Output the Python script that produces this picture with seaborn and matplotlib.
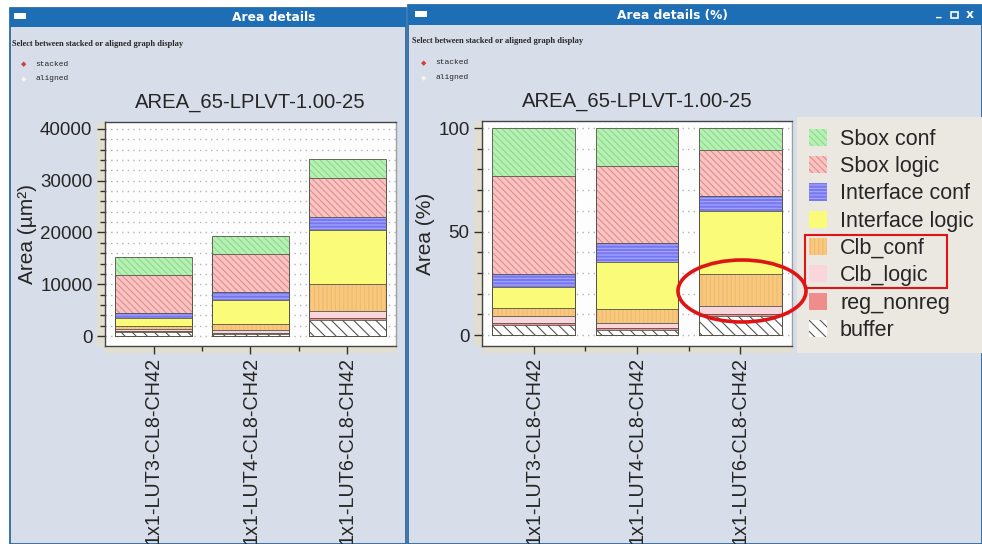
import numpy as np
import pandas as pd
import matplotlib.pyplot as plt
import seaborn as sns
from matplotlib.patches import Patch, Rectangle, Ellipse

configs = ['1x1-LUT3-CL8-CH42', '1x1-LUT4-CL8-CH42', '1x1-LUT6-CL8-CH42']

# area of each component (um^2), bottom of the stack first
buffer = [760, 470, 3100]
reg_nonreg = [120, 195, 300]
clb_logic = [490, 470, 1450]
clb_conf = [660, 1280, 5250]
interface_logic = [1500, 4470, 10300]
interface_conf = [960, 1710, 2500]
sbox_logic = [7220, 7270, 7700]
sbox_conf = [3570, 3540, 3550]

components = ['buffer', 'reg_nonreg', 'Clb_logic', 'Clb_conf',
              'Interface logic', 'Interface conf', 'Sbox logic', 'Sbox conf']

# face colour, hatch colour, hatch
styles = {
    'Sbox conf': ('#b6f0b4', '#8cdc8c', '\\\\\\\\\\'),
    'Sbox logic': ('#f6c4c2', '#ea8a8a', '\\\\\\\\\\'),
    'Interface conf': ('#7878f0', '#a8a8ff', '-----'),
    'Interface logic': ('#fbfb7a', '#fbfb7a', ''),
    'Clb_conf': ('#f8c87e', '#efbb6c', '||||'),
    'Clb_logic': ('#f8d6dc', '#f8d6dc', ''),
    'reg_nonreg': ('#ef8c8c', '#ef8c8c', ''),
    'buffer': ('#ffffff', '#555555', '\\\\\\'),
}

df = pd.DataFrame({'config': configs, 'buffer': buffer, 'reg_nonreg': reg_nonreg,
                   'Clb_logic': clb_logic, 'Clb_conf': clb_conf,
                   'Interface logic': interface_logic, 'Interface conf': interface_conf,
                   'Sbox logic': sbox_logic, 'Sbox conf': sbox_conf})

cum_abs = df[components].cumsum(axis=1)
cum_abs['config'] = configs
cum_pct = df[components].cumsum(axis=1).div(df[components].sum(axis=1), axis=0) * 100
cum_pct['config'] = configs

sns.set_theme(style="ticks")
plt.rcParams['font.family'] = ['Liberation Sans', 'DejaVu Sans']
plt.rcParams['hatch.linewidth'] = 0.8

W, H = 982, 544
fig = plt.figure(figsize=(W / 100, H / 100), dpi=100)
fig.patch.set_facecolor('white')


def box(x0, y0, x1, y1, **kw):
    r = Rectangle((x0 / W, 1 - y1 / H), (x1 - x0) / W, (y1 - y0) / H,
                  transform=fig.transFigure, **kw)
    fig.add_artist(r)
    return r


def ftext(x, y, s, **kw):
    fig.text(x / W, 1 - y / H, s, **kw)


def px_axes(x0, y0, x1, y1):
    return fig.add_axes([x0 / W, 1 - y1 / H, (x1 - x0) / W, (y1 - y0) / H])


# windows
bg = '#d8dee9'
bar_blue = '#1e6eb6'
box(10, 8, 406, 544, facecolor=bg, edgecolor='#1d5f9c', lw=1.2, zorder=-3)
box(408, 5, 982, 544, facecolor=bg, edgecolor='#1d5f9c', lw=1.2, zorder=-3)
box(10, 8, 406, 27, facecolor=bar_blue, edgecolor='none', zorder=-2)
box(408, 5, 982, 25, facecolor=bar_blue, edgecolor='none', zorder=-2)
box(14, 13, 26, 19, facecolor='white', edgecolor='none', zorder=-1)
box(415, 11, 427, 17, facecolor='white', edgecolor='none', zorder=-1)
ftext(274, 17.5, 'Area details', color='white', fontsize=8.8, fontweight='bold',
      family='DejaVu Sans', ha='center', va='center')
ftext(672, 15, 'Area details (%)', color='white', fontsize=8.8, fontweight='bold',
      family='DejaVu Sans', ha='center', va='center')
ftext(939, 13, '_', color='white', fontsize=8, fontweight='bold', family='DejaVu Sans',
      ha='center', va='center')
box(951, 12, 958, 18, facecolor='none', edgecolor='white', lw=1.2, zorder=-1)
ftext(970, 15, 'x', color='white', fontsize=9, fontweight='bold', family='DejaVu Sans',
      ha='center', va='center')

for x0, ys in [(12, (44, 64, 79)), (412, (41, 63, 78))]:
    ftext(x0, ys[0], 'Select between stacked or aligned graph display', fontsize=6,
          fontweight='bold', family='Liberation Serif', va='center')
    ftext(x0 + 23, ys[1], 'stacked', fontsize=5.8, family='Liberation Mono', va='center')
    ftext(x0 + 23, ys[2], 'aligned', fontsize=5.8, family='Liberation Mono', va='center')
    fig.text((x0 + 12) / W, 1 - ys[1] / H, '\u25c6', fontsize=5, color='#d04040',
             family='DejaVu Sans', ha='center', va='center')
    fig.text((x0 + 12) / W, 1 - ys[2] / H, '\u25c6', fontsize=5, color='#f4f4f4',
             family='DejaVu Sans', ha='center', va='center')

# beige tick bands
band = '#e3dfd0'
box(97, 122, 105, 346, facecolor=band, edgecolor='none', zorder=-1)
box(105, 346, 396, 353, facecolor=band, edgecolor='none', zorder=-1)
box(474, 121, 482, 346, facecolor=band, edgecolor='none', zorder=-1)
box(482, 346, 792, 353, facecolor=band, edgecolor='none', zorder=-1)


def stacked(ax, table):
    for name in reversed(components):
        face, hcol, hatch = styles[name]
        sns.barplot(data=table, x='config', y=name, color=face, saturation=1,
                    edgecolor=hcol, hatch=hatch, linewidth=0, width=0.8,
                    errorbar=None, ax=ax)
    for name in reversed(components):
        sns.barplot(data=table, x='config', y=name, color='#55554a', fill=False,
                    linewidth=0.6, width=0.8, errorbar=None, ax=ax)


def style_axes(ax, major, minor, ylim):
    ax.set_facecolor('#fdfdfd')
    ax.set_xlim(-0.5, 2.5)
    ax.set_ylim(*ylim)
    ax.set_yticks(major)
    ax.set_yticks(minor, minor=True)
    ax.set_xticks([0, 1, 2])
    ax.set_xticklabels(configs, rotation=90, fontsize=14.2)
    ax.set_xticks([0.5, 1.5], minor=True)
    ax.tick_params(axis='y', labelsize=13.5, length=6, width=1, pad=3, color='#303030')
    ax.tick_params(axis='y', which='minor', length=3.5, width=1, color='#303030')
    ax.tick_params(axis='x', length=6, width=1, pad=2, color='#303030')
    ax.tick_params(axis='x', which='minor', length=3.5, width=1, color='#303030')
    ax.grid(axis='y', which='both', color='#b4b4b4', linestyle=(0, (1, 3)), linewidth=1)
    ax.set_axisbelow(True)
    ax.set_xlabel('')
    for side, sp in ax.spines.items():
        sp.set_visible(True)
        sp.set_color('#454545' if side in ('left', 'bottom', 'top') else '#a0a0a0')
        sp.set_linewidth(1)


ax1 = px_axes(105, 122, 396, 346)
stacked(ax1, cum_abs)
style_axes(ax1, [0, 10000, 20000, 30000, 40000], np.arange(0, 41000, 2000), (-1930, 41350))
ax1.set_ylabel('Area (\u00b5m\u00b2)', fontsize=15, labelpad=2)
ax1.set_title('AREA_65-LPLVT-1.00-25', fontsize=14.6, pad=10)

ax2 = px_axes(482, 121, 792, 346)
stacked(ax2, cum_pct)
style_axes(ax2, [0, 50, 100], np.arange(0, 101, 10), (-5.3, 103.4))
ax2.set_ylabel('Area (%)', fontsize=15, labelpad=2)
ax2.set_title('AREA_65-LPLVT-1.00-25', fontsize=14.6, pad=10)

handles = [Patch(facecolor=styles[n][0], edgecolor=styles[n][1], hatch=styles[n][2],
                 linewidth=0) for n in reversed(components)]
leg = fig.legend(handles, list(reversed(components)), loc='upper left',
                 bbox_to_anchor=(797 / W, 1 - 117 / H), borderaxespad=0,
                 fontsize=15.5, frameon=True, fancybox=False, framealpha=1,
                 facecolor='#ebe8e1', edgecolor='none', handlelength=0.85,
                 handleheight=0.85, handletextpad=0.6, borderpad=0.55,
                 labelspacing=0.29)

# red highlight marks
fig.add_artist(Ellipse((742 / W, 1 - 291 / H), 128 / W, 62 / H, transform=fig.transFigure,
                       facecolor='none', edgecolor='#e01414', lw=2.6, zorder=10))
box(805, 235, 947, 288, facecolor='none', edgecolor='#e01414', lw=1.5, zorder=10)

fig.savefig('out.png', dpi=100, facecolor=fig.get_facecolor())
★ ★ ★
▶ **Exercise instructions**: Go from the first line of the listing to the line holding "['1x1-LUT3-CL8-CH42', '1x1-LUT4-CL8-CH42', '1x1-LUT6-CL8-CH42']" and, please, transcribe those lines exactly, both included, with no pictures.

▶ **Correct result**:
Output the Python script that produces this picture with seaborn and matplotlib.
import numpy as np
import pandas as pd
import matplotlib.pyplot as plt
import seaborn as sns
from matplotlib.patches import Patch, Rectangle, Ellipse

configs = ['1x1-LUT3-CL8-CH42', '1x1-LUT4-CL8-CH42', '1x1-LUT6-CL8-CH42']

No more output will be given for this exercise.